Je revis souvent ce matin d’été que le sirocco rendait encore plus incandescent. Nous étions calfeutrés sur un piton abandonné, quelque part dans les montagnes de Kabylie. L’aumônier déboula et s’avança aussitôt vers moi. « Julien est mort, tué près de Palestro dans une embuscade. Vous étiez du même cours, n’est-ce pas ? »

J’avoue ne pas me souvenir des circonstances dans lesquelles naquit cette amitié qui nous lie encore si profondément. Tu étais alors élève de seconde ; j’étais ton professeur de Lettres. Peut-être un jour me parlas-tu de la grave maladie de ta mère ? Elle se mourait doucement et toi, Pierre, tu étais désemparé.

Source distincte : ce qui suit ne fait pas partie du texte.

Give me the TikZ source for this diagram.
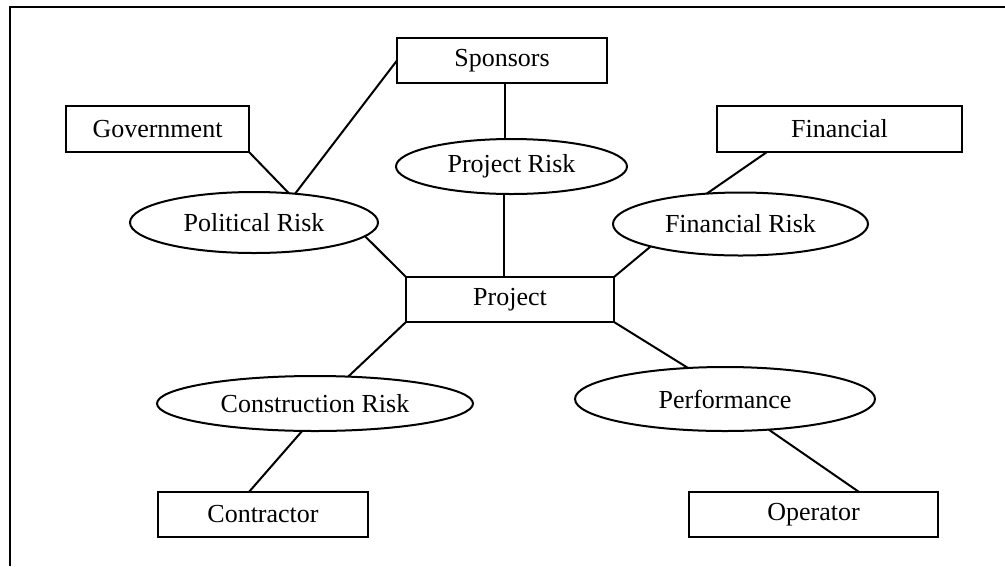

Notre relation dura tout juste le temps d’une fin d’année de Terminale. Tu étais, cher Warren , ce que j’appellerai un cheval rétif, piaffant sans cesse, ruant dans les brancards des contraintes scolaires et des vexations disciplinaires.

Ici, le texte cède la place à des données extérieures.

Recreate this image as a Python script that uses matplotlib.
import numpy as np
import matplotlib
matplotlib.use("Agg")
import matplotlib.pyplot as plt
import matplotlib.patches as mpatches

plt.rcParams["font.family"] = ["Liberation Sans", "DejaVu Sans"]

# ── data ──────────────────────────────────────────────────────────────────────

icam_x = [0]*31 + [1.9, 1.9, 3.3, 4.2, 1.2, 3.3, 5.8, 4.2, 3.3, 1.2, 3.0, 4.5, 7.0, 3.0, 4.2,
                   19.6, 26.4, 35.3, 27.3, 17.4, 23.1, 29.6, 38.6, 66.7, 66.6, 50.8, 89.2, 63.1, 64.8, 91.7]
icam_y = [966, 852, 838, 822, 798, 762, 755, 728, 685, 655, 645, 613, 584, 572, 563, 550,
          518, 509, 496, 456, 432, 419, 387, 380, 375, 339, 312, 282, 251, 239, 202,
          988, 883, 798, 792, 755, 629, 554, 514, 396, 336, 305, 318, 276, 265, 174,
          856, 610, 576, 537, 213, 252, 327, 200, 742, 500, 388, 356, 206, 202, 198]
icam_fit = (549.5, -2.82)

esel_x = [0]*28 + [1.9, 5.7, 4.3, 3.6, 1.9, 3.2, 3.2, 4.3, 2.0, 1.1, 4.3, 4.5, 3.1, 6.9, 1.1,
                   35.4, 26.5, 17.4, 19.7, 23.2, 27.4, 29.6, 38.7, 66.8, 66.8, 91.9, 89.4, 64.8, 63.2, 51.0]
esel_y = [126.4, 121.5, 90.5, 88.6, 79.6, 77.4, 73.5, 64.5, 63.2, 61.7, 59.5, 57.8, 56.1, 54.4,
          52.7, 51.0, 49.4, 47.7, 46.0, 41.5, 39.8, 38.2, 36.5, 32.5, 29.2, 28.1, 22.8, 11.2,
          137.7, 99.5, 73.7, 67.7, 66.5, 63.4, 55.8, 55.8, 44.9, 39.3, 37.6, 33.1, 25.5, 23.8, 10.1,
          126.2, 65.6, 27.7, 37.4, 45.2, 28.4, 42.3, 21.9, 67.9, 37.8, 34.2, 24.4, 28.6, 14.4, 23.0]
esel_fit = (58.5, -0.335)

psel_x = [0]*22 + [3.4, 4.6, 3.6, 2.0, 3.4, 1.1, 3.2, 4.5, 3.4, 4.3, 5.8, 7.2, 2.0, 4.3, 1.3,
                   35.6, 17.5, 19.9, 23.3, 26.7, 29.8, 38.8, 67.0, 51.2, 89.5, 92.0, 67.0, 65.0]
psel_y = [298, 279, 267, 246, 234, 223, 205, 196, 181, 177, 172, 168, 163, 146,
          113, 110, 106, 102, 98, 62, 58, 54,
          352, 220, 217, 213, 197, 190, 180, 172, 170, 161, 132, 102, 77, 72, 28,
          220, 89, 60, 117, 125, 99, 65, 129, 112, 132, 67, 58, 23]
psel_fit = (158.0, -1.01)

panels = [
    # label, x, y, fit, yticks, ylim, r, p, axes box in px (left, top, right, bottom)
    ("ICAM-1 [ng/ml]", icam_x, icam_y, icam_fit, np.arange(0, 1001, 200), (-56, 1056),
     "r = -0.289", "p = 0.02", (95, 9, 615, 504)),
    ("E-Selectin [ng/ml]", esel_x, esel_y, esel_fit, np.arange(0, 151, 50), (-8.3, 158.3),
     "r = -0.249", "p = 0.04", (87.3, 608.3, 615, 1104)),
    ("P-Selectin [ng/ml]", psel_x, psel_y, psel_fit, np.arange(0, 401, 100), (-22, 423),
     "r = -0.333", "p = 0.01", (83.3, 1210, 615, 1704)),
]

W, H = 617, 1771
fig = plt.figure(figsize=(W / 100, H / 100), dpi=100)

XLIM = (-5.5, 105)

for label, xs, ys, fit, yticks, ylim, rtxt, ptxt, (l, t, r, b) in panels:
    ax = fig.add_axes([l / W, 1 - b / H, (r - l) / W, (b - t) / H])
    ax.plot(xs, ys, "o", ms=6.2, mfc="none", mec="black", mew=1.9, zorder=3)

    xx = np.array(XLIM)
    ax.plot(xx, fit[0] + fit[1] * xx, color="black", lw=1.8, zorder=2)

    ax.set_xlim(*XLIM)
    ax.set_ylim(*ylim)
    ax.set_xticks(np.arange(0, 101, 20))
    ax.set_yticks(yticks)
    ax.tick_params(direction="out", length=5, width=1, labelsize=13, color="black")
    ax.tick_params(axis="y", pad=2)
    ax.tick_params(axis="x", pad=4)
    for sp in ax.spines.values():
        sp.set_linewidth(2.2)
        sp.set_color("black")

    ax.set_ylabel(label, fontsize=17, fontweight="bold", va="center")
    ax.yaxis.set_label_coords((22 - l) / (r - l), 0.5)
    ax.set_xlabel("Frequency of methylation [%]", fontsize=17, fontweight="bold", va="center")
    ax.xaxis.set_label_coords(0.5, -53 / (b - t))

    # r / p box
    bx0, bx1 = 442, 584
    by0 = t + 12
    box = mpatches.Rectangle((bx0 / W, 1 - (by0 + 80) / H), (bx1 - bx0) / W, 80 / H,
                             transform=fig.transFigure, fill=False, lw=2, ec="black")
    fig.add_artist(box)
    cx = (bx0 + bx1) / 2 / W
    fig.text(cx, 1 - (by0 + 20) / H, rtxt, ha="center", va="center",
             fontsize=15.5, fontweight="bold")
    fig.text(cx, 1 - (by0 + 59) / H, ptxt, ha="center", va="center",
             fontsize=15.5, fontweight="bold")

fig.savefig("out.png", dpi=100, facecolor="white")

À treize ans, Joan avait déjà la beauté à la fois discrète et provocante de l’adolescence. Moi, j’allais sur mes seize ans. Chaque matin, je l’attendais au sortir du réfectoire qui déversait son flot bruyant d’élèves.

Ce solide montagnard, campé sur ses guiboles arquées, fut toujours pour moi l’incarnation de l’hypocrisie. Ernest avait le regard fuyant et le sourire faux des gens toujours à l’affût de quelque coup tordu. Une charpente toute en muscles malgré la petite taille, une force stupéfiante dont il savait se servir quand il voulait.

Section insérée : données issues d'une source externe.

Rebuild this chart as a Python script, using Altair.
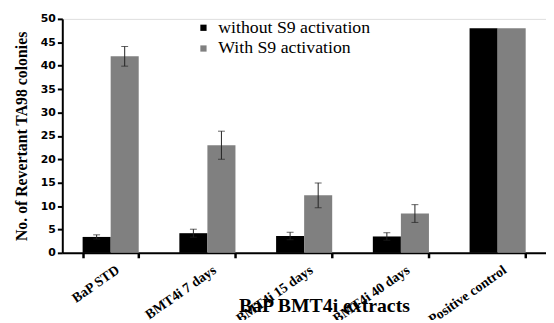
import altair as alt
import pandas as pd

categories = ["BaP STD", "BMT4i 7 days", "BMT4i 15 days", "BMT4i 40 days", "Positive control"]
series_names = ["without S9 activation", "With S9 activation"]
without_s9 = [3.4, 4.2, 3.6, 3.5, 48]
without_s9_err = [0.45, 0.85, 0.8, 0.8, 0]
with_s9 = [42, 23, 12.3, 8.4, 48]
with_s9_err = [2.1, 3.0, 2.65, 1.9, 0]
y_ticks = [0, 5, 10, 15, 20, 25, 30, 35, 40, 45, 50]

rows = []
for i, c in enumerate(categories):
    rows.append(dict(cat=c, series=series_names[0], value=without_s9[i], err=without_s9_err[i]))
    rows.append(dict(cat=c, series=series_names[1], value=with_s9[i], err=with_s9_err[i]))
df = pd.DataFrame(rows)
df["lo"] = df["value"] - df["err"]
df["hi"] = df["value"] + df["err"]

x_scale = alt.Scale(paddingInner=0.42, paddingOuter=0.21)
x_axis = alt.Axis(
    title="BaP BMT4i extracts", labelAngle=-35,
    labelFont="Liberation Serif", labelFontWeight="bold", labelFontSize=14,
    labelColor="black", labelPadding=5, labelOverlap=False, labelOffset=3,
    tickBand="extent", tickSize=5, tickWidth=2.5, tickColor="black",
    domainColor="black", domainWidth=2,
    titleFont="Liberation Serif", titleFontSize=20, titleFontWeight="bold",
    titleColor="black", titleBaseline="alphabetic", titleAlign="center",
    titleX=265, titleY=59,
)
y_scale = alt.Scale(domain=[0, 50], nice=False)
y_axis = alt.Axis(
    title="No. of Revertant TA98 colonies", values=y_ticks, grid=False,
    labelFont="DejaVu Sans", labelFontWeight="bold", labelFontSize=11, labelColor="black",
    labelOverlap=False,
    tickSize=5, tickWidth=2, tickColor="black", domainColor="black", domainWidth=2,
    titleFont="Liberation Serif", titleFontSize=16, titleFontWeight="bold",
    titleColor="black", titlePadding=11,
)

x = alt.X("cat:N", sort=categories, scale=x_scale, axis=x_axis)
xoff = alt.XOffset("series:N", sort=series_names, scale=alt.Scale(paddingInner=0, paddingOuter=0))

def yenc(field):
    return alt.Y(field, scale=y_scale, axis=y_axis)

base = alt.Chart(df)
bars = base.mark_bar().encode(
    x=x, y=yenc("value:Q"), xOffset=xoff,
    color=alt.Color(
        "series:N", sort=series_names,
        scale=alt.Scale(domain=series_names, range=["#000000", "#808080"]),
        legend=alt.Legend(
            title=None, orient="none", legendX=134, legendY=0,
            symbolType="square", symbolSize=40, symbolStrokeWidth=0,
            labelFont="Liberation Serif", labelFontSize=18, labelColor="black",
            labelOffset=6, rowPadding=3,
        ),
    ),
)
errs = base.transform_filter("datum.err > 0")
rules = errs.mark_rule(color="#222222", strokeWidth=1).encode(
    x=x, xOffset=xoff, y=yenc("lo:Q"), y2="hi:Q"
)
caps_hi = errs.mark_tick(color="#222222", thickness=1, size=7).encode(
    x=x, xOffset=xoff, y=yenc("hi:Q")
)
caps_lo = errs.mark_tick(color="#222222", thickness=1, size=7).encode(
    x=x, xOffset=xoff, y=yenc("lo:Q")
)

chart = alt.layer(bars, rules, caps_hi, caps_lo).properties(
    width=490, height=237,
    autosize=alt.AutoSizeParams(type="none"),
    padding={"left": 55, "top": 9, "right": 0, "bottom": 66},
).configure_view(stroke=None).configure(background="white").configure_legend(
    labelFont="Liberation Serif"
)

chart.save("out.html", embed_options={"renderer": "svg", "actions": False})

Durant mon adolescence, Fabrice fut sans aucun doute ma passion la plus brève et la plus ravageuse alors que rien ne le laissait présager.

Un immense nez planté dans un visage en lame de couteau ! Ses copains l’appelaient La Niffle, moi simplement Norbert. (Parfois “Mon Cyrano” car il appréciait doublement le possessif et la plus-value culturelle.)

À seize ans, tu avais, Gillou, la beauté d’un ange de Botticelli. Une sveltesse, une gracilité, le nimbe doré de tes cheveux, un rien de bouderie enjouée dans ta prunelle azur.

Damien était un adolescent d’une grande timidité, lisse, effacé et tranquille.

Douze ans de différence. Est-ce peu ? Est-ce trop ? Depuis la mort de mon père (je promis de devenir prêtre juste avant son ultime râle) - il était sans aucun doute l’un des meilleurs amis du tien - j’étais devenu tout naturellement le fils de la famille, le grand frère que tu n’avais pas, Philippe, celui qu’on admire et à qui l’on s’attache.